Surtout l’A50 Beriev, avion rare et cher, a disparu avec tout son équipage hautement qualifié… Il y avait aussi à bord le général Oleg Pchela commandant de l’aviation à long rayon d’action.

Un rude coup porté à la Russie, dit Vincent Tourret, chercheur à l’Université de Montréal: « Les Ukrainiens appuient sur le point faible du dispositif russe. Les Russes ont toujours manqué d’ISR (renseignement, surveillance et reconnaissance), de moyens de reconnaissance, d’intelligence. Les Russes ont toujours eu beaucoup de vecteurs, beaucoup de missiles, de moyens de frappe de précision, mais ils ont toujours manqué de jumelles, d’une vision assez précise pour pouvoir les utiliser à leur pleine efficacité. Les Ukrainiens appuient donc là où ça fait vraiment mal. Ils les rendent aveugles en fait. Et c’est vraiment ça l’objectif recherché par les Ukrainiens en visant des avions de reconnaissance électronique et de commandements aériens. C’est tout le dispositif russe pour (frapper) L’Ukraine en profondeur qui est amputé de sa vision et de ses capacités de coordination. »

L’aveuglement des forces russes et l’insécurité dans les airs permettent aux Ukrainiens de frapper loin… Le 21 janvier dernier des drones chargés d’explosifs ont ainsi bombardé le terminal d’Oust Louga sur la Baltique, où se trouvent les plus importantes infrastructures de gaz naturel liquéfié de Russie.
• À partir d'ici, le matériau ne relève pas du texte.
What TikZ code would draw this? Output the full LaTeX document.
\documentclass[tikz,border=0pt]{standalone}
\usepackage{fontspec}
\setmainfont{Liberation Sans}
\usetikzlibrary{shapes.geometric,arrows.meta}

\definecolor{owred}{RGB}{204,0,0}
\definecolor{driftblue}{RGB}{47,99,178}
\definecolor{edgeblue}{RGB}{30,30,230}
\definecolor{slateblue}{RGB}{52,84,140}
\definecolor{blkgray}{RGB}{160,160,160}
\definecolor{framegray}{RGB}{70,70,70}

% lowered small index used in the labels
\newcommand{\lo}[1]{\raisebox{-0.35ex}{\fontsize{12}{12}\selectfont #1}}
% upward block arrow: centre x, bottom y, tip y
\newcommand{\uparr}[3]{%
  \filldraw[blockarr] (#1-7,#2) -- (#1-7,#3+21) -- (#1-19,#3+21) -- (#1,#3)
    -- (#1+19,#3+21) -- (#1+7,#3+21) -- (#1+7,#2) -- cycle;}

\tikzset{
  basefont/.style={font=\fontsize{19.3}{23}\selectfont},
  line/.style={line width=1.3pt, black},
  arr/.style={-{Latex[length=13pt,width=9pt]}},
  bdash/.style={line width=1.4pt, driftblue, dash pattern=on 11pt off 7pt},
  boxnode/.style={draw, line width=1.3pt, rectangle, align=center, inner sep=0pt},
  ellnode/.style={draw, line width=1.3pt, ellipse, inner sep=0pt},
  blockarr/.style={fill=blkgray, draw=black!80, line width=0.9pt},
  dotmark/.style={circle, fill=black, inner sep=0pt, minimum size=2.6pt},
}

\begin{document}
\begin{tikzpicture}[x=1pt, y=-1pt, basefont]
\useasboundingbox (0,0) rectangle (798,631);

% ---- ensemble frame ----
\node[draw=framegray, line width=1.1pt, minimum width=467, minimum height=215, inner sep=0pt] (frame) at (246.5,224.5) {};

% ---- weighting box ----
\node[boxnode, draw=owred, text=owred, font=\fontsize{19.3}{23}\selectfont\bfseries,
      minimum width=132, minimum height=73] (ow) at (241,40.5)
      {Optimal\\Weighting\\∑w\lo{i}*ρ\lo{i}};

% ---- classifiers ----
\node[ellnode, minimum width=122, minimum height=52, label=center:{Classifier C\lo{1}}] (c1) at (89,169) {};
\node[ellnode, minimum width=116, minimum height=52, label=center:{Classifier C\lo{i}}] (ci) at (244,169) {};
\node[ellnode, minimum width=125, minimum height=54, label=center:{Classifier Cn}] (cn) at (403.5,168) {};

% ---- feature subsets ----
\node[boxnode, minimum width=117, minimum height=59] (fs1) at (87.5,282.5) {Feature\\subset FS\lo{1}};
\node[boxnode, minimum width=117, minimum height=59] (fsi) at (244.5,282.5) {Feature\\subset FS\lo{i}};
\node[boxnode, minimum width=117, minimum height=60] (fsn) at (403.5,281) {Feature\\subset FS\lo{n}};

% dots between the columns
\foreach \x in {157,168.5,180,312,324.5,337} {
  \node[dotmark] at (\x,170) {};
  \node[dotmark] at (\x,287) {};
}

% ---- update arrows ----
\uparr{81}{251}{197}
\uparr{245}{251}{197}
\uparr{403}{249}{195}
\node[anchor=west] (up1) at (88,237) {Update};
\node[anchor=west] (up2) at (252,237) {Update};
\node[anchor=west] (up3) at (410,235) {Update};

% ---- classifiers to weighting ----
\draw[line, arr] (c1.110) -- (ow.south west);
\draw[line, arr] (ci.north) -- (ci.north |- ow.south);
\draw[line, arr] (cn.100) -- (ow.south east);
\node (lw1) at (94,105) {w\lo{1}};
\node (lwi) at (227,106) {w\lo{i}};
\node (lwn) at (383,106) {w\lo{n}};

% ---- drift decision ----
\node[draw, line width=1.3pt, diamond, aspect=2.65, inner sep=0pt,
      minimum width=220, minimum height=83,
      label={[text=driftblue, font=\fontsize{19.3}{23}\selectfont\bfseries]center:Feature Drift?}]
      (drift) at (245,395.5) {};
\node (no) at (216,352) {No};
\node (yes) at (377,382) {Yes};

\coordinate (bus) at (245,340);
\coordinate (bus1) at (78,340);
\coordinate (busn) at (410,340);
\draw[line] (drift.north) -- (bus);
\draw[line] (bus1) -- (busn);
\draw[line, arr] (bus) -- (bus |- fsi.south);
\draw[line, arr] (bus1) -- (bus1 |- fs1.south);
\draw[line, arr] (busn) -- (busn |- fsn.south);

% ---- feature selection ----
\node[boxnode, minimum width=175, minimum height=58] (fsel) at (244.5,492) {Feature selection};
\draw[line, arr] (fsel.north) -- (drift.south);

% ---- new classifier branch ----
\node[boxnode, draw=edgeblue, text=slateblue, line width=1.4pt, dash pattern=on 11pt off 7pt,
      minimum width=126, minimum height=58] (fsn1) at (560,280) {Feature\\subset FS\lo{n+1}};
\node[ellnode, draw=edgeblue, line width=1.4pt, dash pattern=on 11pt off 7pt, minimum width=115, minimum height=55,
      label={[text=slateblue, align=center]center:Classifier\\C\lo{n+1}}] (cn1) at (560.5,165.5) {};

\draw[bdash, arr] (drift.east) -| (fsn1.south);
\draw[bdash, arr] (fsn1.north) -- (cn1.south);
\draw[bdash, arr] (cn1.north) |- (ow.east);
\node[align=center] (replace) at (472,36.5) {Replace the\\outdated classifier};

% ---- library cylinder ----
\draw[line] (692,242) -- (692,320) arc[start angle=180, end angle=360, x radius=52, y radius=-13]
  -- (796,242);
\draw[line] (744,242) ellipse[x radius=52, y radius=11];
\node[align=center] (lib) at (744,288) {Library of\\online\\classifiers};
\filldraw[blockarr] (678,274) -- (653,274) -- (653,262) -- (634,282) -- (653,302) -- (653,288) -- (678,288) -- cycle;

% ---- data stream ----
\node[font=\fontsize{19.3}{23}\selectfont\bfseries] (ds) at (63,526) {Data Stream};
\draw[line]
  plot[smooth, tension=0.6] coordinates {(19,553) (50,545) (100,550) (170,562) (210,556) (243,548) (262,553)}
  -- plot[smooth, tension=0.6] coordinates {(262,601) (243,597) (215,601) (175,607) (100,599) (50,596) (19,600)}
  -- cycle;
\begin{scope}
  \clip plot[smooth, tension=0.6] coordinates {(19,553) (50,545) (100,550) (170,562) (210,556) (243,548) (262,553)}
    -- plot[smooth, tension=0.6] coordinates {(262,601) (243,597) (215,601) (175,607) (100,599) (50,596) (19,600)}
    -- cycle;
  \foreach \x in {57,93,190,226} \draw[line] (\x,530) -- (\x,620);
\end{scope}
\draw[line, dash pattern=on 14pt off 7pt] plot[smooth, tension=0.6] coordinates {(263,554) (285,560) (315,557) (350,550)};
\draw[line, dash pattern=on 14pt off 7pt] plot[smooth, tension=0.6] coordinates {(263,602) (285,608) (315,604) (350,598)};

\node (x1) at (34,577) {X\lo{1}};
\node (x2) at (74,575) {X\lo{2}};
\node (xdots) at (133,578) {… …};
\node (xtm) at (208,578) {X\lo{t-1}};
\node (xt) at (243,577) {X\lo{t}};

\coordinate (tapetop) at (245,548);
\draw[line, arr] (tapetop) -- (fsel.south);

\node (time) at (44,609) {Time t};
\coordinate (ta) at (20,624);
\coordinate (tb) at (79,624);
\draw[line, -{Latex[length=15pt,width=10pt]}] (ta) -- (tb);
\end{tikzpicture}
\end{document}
Un missile Patriot à l’origine du crash de l’Il 76

Le Conseil de sécurité de l’ONU s’est réuni jeudi 25 janvier en urgence à la demande de Moscou, qui accuse l’Ukraine d’avoir abattu mercredi un avion de transport militaire russe et tué tous ses passagers. La Russie affirme que les forces ukrainiennes ont lancé « deux missiles » issus « d’un système de défense antiaérien ». De source militaire française, c’est bien un missile Patriot qui a abattu l’Iliouchine 76… Pourtant dans la doctrine, le système Patriot est fixe et destiné à la protection des villes.

Mais les Ukrainiens l’ont rendu mobile. En tout cas un système, qu’ils déplacent au plus près de la ligne de front… pour tendre des embuscades. Et pour rester discrets les experts estiment que pour ne pas dévoiler la position du Patriot les Ukrainiens n’allument pas son radar, bien trop signant.

Ils utilisent probablement celui d’un système de facture russe S300, placé à distance : ce dernier illumine la cible qui est ensuite détruite par un missile d’interception Patriot.

La méthode n’est pas orthodoxe mais elle se révèle redoutable. Fin décembre les Ukrainiens ont ainsi, en quelques minutes, envoyé au tapis cinq avions de chasse SU34 et SU30, et le 15 janvier l’A50 Beriev, avion de guet aérien stratégique, fut à son tour foudroyé.

À chaque fois des cibles à haute valeur ajoutée, c’est la stratégie d’usure ukrainienne contre la Russie.